Topic Abstracts

3-25-2024


Below are a series of blurbs on subjects I’ve been noodling on recently. These represent future posts, at the very least, and potentially much larger projects. I’m sharing them here and plan to write about them (and others) more consistently.

Delta is History

A lot has been written about the Delta Lake and the other table formats, Iceberg and Hudi. Most of what’s been written has been exclusively technical or how-to in nature – some of which I have personally been responsible for. Each origin story of these new species of table formats trend towards technical descriptions of the problem they solve, for understandable reasons, and I think what’s missing is the larger narrative for not only why they exist, but also how the origins differ and what that reveals about broader market trends: past, present, and future. I’ve been working with the Delta Lake project for the better part of the last decade and think there’s a lot of room for that part of the story.

Spark is History

Similar to the Delta idea but a little more focused on reviewing the project from the perspective of git log —reverse, which is actually the way I learned the innards of the project. It’s amazing how much of today’s Spark was already present in its genesis, and taking a closer look at the original API surface is extremely useful for a deep understanding of how it works.

Replace E with 3

All the latest transformer based generative text models fail when you ask them to tell you a story while replacing specific characters, like replacing all instances of E and e with the number 3. There are several angles to this problem that begin with tokenization itself, before any model is even applied. There are also many approaches with potential to solve this problem. Whether exploring constrained generation or agents (loosely speaking) - there’s lots that can be written here. All of it useful for greater understanding.

Repeat 0000000001 forever

You can solve this easily with a loop, but can you solve it with a probabilistic model that you need to train? How? What kind of model and why? Perhaps more importantly, what kind of training data do you need for the desired output? What is the relationship between the training data, the model, and the output for this task? What happens if we model this problem with an extremely minimal GPT decoder block? I think it’s an extraordinary pedagogical problem worth solving from scratch.

LLM Anthropomorphization

The language used to talk about the latest generative models is completely broken. Everywhere you turn the model “knows”, “thinks”, “reasons” – it even has “attention”. Since these models “communicate” with us through language, it makes it particularly confusing to discuss their properties. This mishmash of anthropomorphic language appears to deceive even the most seasoned researchers in the field, forget the general public.

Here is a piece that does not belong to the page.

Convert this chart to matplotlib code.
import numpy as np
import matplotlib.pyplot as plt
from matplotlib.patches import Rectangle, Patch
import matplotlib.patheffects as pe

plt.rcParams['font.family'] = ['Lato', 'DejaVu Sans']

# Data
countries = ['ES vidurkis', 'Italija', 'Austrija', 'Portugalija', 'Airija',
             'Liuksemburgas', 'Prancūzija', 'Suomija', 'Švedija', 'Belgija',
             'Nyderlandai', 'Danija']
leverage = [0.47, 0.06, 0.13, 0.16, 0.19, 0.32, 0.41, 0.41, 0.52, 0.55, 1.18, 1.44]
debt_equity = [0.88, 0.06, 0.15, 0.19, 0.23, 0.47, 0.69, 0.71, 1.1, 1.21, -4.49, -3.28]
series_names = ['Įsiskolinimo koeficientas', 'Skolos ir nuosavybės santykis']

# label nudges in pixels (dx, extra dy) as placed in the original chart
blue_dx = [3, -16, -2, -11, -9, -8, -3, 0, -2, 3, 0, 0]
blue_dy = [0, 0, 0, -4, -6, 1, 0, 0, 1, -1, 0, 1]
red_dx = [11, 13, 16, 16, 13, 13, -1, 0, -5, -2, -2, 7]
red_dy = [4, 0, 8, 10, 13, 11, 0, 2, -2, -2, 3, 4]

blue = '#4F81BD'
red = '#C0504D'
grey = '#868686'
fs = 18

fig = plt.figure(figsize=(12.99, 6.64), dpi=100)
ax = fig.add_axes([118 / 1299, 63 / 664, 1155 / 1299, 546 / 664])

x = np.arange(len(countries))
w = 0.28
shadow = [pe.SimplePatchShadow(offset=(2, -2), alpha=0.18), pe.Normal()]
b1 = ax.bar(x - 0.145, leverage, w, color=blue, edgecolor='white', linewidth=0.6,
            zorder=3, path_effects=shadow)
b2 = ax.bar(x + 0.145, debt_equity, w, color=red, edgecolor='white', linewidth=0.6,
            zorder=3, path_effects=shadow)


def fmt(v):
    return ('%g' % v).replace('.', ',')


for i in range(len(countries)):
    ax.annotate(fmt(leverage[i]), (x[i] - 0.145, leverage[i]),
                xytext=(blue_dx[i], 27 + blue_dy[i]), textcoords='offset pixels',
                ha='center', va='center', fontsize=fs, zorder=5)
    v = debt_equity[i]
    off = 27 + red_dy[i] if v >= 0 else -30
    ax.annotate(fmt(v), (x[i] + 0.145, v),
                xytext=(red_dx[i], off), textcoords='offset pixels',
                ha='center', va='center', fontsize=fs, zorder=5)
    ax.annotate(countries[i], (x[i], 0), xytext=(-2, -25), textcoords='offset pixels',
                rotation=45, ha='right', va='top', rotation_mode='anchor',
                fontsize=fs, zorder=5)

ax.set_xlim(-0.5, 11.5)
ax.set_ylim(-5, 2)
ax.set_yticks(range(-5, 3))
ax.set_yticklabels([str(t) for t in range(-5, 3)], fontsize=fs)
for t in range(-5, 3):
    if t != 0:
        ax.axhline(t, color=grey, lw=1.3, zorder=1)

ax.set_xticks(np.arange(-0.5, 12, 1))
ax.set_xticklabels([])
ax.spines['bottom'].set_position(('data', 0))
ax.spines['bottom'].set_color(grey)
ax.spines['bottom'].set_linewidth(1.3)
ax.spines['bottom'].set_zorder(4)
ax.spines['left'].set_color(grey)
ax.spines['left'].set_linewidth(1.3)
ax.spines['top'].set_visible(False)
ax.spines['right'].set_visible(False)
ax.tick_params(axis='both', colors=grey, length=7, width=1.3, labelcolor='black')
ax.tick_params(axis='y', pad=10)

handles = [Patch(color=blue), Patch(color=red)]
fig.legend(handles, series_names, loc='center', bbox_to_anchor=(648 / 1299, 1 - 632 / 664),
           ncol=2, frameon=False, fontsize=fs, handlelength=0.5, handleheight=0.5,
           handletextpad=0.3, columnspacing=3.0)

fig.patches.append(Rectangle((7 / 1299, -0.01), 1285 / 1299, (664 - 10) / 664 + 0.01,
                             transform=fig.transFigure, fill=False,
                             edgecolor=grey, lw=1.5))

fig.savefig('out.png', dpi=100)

Learning from deploying large multimodal generative model on Databricks

From governance to development UX, there’s no question that Databricks is the best platform to do this from scratch. I recorded a still unreleased video that speedruns through this process but there’s also plenty worth describing in more detail. A lot was learning fumbling around with this.

Hacking with CDF

Edit: Published this here

The Change Data Feed feature of Delta Lake is amazing. I worked closely with the customers that spearheaded this feature request when I was in the field at Databricks. Although the feature is now well established, there remain some interesting insights around hacking together your own solution. The very ineloquent hint I’ll leave here is “how to hijack the MERGE command from user land to get low overhead CDC”

Standalone Uniform

The new table formats appear to be converging. There are now new projects and features that attempt to make them transparently compatible. One of those features is Uniform in the Delta Lake project. One of the pitfalls of Uniform is that it's attached to the Spark implementation of Delta (at least today) and only applies when you actually perform an operation through those Spark APIs. There is no API to independently trigger synchronization as a standalone process. I have a working PoC that uses the guts of the code in the Spark implementation but runs standalone. Getting deeper into this would be good teaching material.

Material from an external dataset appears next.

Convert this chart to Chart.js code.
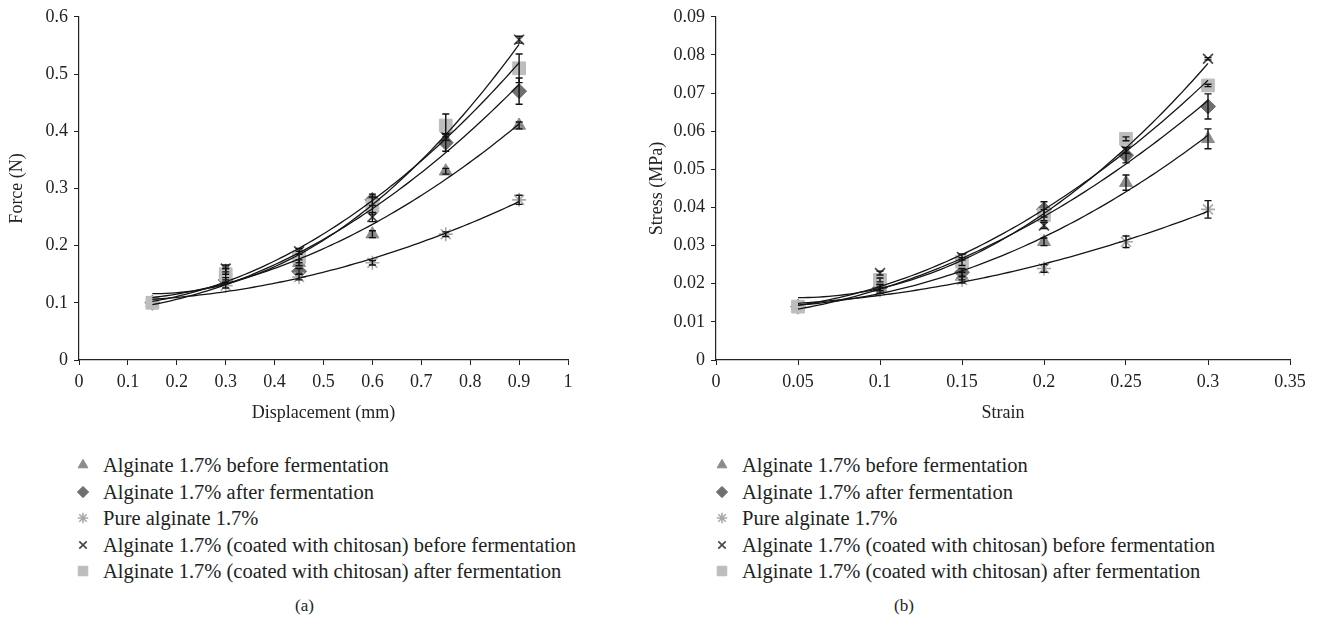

Right for the Wrong Reasons

The stock market is the easiest place to be right for the wrong reasons and wrong for the right reasons. Isn’t it frustrating when a conclusion you agree with is argued incorrectly? Or worse, reasoned to the opposite? A more abstract, bloggy topic.

Real-time 3D reconstructions from drone swarms

The progress in AR/VR and AI often mislead me into thinking we can already do things that we aren’t even close to solving. One of those is real time 3d constructions from multiple cheap cameras. I believe this is basically a compute bound problem, but I’ve been meaning to more formally dive into this topic. Imagine you could recreate 3D environments in real time? Why can’t we play CounterStrike on a real-time map?